Bring supplies. Cuenca’s Mercadona (open 9 a.m.–9 p.m. except Sunday) is the last reliable supermarket. In the village the grocer opens 9–11 a.m. and stocks UHT milk, tinned tuna, chocolate and not much else. Fresh bread arrives in a white van at 12:30; queue by the church or go without. Lamb from the upland farms is exceptional; arrange to collect a shoulder from a local shepherd (ask in the bar) and slow-roast it with garlic and rosemary. The village wine cooperative folded in 1993, but a retired teacher in the third house on the left sells 5-litre containers of sturdy red for €8; bring your own bottle.
What You Won’t Find (and Might Miss)
Gift shops. Evening entertainment. A cash machine. Mobile coverage is patchy—Vodafone works on the plaza, O2 demands you stand on the picnic table. Wi-Fi exists in Casa de la Tía Feli but cuts out when the microwave turns on. Noise is limited to dogs, church bells and the occasional tractor that sounds like it’s climbing through the living room. If that feels like deprivation, stay in Cuenca and visit on a day trip. If it sounds like detox, bring a pair of boots and a sense of calendar-optional time.
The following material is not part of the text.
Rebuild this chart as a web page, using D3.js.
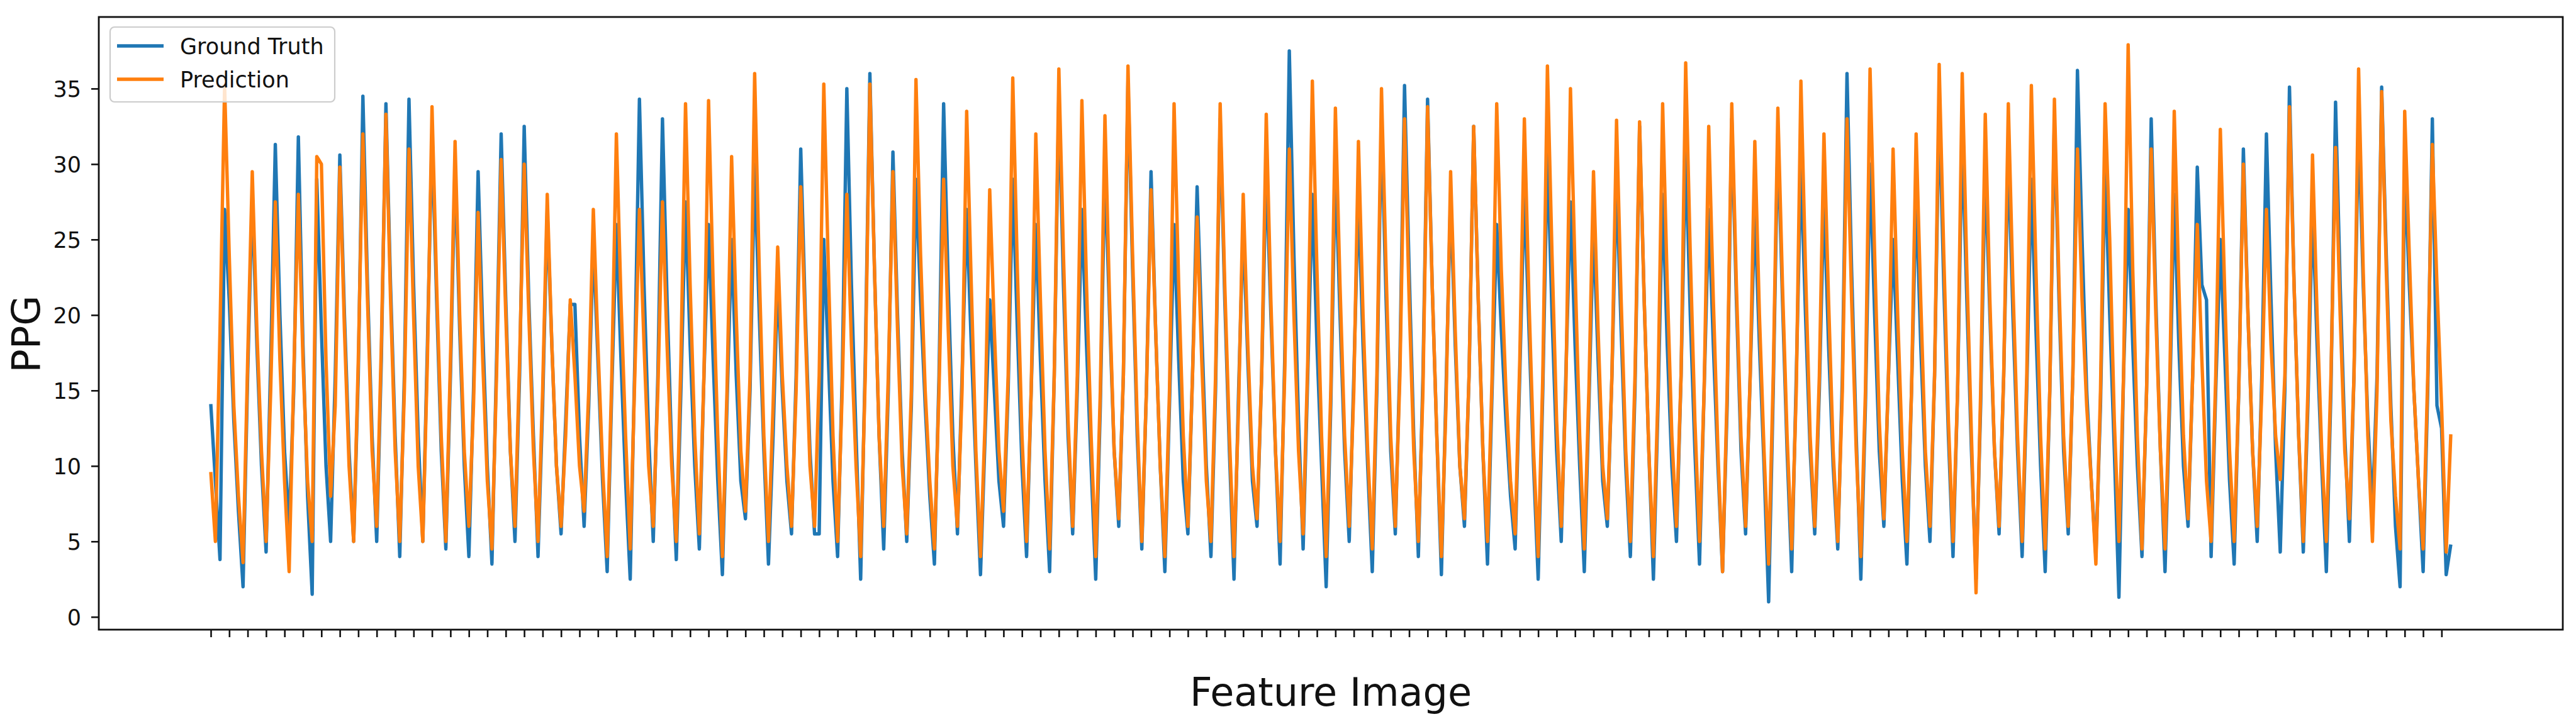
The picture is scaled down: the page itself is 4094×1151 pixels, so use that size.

Come for a single night and you’ll leave with photographs of stone and sky. Stay for three and you start recognising the postman’s whistle, the hour the sun hits the bench, the way the village cat follows hikers for the first mile. Alcala de la Vega doesn’t sell itself because it has nothing to spare. It offers altitude, silence and the small revelation that rural Spain is still ordinary, still inhabited, still waiting for you to walk up the hill and ask the time—even if nobody wears a watch.